KabarIndonesia.id — Mahkamah Konstitusi resmi menolak permohonan uji materi terkait frasa kontroversial “menurut penilaiannya sendiri” yang tercantum dalam Pasal 18 ayat (1) Undang-Undang Nomor 2 Tahun 2002 tentang Kepolisian Negara Republik Indonesia.
“Menolak permohonan para pemohon untuk seluruhnya,” ujar Ketua MK Suhartoyo saat membacakan amar Putusan Nomor 84/PUU-XXIII/2025 di Ruang Sidang Pleno MK, Jakarta, Kamis.
Permohonan ini diajukan oleh advokat Syamsul Jahidin dan Piriada Patrisia Siboro, bersama seorang ibu rumah tangga bernama Ernawati. Mereka menggugat frasa “kepentingan umum” dan “menurut penilaiannya sendiri” karena dianggap membuka ruang interpretasi subjektif aparat di lapangan.
Pasal tersebut berbunyi lengkap: “Untuk kepentingan umum pejabat Kepolisian Negara Republik Indonesia dalam melaksanakan tugas dan wewenangnya dapat bertindak menurut penilaiannya sendiri.”
Menurut para pemohon, ketiadaan definisi eksplisit atas frasa “kepentingan umum” dapat memicu tafsir sewenang-wenang, sedangkan frasa “menurut penilaiannya sendiri” dinilai rentan melahirkan multitafsir dan potensi ketidakadilan hukum akibat kurangnya mekanisme pengawasan.
Menanggapi dalil tersebut, MK menegaskan bahwa Pasal 18 ayat (1) UU Polri tak dapat dipisahkan dari fungsi mendasar Polri dalam memberikan perlindungan, pengayoman, serta pelayanan kepada masyarakat. Situasi di lapangan sering kali kompleks, sehingga diperlukan ruang diskresi sebagai langkah antisipasi.
MK menilai penggunaan frasa “kepentingan umum” dan “penilaiannya sendiri” merupakan bentuk diskresi yang sah, memungkinkan aparat mencegah tindak pidana yang sedang atau mungkin akan terjadi. Frasa tersebut juga telah dijabarkan dalam penjelasan resmi UU Polri, termasuk ketentuan umum angka 7.

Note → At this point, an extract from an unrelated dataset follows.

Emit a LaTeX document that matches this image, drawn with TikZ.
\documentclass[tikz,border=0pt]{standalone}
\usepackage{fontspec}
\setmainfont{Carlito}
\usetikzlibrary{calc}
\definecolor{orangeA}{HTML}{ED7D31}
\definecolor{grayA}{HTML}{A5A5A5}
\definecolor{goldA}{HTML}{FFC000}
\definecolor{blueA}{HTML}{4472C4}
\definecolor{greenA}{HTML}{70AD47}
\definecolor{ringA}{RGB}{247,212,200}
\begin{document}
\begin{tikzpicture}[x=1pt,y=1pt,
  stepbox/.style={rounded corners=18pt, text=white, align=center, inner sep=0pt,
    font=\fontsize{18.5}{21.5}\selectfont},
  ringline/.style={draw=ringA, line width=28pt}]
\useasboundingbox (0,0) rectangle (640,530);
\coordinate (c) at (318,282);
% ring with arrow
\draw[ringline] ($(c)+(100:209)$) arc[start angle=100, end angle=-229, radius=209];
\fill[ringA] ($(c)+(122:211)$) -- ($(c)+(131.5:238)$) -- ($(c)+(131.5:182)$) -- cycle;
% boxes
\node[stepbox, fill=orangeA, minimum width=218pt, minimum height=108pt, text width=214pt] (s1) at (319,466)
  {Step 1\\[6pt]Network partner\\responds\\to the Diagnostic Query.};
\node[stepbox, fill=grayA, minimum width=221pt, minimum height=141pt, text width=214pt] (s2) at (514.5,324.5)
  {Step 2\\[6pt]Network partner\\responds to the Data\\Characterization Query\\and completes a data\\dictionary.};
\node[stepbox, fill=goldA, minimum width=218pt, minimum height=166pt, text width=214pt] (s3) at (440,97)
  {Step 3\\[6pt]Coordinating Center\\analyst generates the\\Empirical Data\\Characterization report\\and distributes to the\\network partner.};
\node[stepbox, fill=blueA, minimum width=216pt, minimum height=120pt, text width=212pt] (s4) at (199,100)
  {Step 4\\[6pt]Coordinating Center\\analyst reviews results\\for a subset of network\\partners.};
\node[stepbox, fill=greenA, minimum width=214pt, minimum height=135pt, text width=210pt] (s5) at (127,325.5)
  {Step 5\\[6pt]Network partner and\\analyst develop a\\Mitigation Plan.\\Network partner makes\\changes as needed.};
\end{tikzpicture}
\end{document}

Selain itu, Pasal 18 ayat (2) memuat batasan bahwa tindakan atas nama kepentingan umum dan penilaian sendiri hanya dapat dilakukan dalam keadaan sangat mendesak, dengan mematuhi peraturan perundang-undangan dan kode etik profesi Polri.
MK juga menyoroti Pasal 16 ayat (2) UU Polri, yang secara tersirat memuat lima syarat dalam penerapan diskresi: tidak bertentangan dengan hukum, selaras dengan kewajiban hukum, patut dan masuk akal, berlandaskan pertimbangan yang layak, serta tetap menghormati hak asasi manusia.

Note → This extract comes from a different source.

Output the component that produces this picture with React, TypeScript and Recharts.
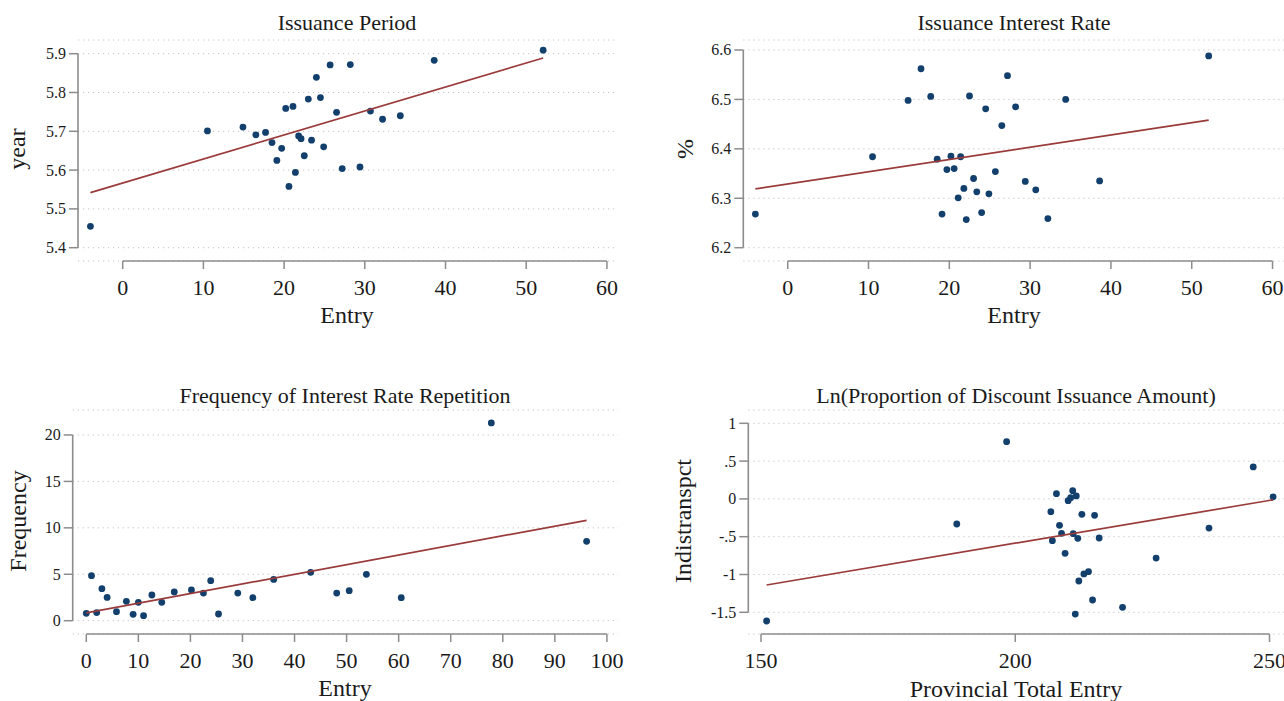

“Frasa ‘kepentingan umum’ dan ‘penilaiannya sendiri’ masih dibutuhkan sebagai bentuk diskresi untuk menjaga perlindungan dan pelayanan publik,” tutur Hakim Konstitusi M. Guntur Hamzah membacakan pertimbangan.

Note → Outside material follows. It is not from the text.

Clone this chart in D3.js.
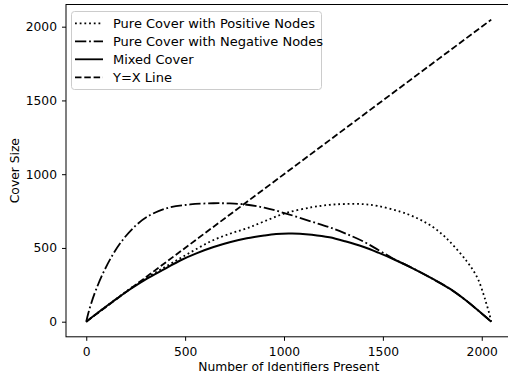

Atas dasar pertimbangan tersebut, MK menyatakan dalil pemohon tidak berdasar menurut hukum.
Dalam sidang yang sama, MK juga tidak menerima dua perkara uji materi UU Polri lainnya, yakni Nomor 76/PUU-XXIII/2025 dan 78/PUU-XXIII/2025. Pada perkara Nomor 76, Syamsul Jahidin menggugat Pasal 16 ayat (1) huruf l dan ayat (2) huruf c yang dinilai berpotensi menimbulkan kriminalisasi. Namun, pemohon dianggap gagal membuktikan kerugian hak konstitusionalnya sehingga gugatan tak memenuhi syarat kedudukan hukum.
Sementara itu, perkara Nomor 78 yang menggugat Pasal 11 ayat (2) beserta penjelasannya soal pengangkatan dan pemberhentian Kapolri, juga ditolak lantaran pemohon tak mampu menunjukkan kerugian hak konstitusional dan permohonan dinilai kabur (obscuur).